- **Problem details**
The lines to extract run from the first line of the entries through the line that contains "plt.rcParams['font.family'] = ['Liberation"; reproduce exactly those lines and no others.

- **Excerpted records**
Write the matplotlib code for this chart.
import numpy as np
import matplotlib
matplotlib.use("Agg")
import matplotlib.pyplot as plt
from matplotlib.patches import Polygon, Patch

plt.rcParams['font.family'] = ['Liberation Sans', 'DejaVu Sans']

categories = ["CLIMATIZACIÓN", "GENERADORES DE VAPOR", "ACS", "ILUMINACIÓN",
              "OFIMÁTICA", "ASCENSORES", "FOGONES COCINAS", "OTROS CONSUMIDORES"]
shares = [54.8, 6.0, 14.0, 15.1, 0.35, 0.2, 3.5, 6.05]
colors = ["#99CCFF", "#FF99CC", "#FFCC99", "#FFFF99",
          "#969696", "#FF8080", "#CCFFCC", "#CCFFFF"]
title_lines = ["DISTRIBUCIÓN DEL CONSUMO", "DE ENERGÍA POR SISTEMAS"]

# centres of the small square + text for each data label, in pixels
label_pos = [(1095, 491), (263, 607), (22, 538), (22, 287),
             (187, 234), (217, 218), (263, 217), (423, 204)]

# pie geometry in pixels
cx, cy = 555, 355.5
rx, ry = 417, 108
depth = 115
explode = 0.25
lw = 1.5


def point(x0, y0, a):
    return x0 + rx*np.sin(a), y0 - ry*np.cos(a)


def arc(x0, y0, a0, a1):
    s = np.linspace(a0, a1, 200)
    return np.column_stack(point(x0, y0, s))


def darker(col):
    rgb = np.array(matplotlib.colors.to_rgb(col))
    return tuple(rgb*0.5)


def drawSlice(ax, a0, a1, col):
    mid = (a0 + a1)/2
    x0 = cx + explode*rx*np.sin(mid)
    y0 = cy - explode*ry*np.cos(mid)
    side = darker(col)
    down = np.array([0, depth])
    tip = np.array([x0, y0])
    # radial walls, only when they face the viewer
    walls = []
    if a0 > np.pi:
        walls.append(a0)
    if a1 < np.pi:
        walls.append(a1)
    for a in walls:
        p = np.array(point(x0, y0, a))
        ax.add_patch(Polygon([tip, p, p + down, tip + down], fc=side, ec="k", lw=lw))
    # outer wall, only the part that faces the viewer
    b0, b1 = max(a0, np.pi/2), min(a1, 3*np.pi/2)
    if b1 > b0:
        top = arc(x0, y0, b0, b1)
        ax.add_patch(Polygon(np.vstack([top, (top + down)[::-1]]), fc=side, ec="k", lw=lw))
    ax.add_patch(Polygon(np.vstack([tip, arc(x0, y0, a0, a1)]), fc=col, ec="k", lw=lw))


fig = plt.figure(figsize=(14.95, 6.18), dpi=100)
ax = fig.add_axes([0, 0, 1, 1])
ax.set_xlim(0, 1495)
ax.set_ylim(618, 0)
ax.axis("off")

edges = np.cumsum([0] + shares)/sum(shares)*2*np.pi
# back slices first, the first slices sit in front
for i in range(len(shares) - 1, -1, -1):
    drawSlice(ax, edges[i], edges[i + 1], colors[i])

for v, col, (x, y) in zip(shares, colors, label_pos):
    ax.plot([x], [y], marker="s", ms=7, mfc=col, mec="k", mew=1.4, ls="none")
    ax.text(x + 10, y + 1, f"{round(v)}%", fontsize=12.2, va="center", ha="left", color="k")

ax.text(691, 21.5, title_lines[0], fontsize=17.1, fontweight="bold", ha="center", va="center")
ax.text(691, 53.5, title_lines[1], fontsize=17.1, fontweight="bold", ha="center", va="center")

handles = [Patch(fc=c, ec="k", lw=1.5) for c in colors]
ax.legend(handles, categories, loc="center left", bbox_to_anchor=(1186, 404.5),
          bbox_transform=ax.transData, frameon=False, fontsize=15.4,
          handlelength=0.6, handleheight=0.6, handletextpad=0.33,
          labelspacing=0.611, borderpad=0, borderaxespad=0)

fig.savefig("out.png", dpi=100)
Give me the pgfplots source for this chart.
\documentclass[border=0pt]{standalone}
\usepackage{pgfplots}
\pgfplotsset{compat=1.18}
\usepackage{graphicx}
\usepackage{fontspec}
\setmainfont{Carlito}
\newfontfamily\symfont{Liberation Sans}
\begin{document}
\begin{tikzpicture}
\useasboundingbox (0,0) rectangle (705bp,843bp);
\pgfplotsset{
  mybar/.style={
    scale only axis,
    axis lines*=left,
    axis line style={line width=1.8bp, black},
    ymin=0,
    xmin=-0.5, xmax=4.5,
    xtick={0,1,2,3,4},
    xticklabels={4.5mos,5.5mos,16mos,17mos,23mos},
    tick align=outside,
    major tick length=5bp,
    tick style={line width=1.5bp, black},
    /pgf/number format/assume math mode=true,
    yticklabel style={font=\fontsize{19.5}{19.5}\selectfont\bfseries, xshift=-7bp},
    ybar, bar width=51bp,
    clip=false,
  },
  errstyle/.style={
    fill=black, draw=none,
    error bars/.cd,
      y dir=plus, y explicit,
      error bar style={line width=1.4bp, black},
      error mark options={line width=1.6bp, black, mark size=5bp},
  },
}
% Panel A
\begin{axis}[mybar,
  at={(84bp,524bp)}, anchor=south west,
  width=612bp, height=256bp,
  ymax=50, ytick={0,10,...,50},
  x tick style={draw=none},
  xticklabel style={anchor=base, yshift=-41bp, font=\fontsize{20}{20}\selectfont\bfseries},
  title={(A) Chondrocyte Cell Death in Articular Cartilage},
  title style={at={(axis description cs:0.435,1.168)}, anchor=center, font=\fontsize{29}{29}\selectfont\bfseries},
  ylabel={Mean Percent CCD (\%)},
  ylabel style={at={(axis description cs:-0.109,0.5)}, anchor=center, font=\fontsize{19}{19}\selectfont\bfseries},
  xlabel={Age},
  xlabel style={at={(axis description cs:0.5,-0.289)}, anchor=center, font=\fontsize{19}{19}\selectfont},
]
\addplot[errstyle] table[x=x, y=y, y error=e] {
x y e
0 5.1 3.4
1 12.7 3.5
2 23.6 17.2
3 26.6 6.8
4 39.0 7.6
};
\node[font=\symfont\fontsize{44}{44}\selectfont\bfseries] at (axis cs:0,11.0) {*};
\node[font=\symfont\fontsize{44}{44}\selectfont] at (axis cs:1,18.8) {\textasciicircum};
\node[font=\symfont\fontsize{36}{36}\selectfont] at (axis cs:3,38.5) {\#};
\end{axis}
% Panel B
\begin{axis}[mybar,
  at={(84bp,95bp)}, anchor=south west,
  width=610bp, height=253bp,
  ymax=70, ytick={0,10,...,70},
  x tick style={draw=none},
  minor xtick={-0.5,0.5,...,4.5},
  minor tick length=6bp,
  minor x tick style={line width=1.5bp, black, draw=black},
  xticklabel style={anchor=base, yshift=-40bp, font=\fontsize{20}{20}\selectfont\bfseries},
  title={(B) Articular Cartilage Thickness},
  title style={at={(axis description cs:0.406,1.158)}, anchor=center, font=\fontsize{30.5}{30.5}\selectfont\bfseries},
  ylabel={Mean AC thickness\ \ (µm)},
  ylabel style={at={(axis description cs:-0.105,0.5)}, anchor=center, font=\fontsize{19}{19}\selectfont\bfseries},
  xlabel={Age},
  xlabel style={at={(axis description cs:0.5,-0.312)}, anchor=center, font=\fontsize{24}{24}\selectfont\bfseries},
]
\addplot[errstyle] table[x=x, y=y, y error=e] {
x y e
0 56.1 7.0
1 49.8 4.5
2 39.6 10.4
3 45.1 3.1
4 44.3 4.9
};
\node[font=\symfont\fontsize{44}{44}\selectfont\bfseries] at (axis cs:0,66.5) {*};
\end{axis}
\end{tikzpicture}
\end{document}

- **Task output**
Write the matplotlib code for this chart.
import numpy as np
import matplotlib
matplotlib.use("Agg")
import matplotlib.pyplot as plt
from matplotlib.patches import Polygon, Patch

plt.rcParams['font.family'] = ['Liberation Sans', 'DejaVu Sans']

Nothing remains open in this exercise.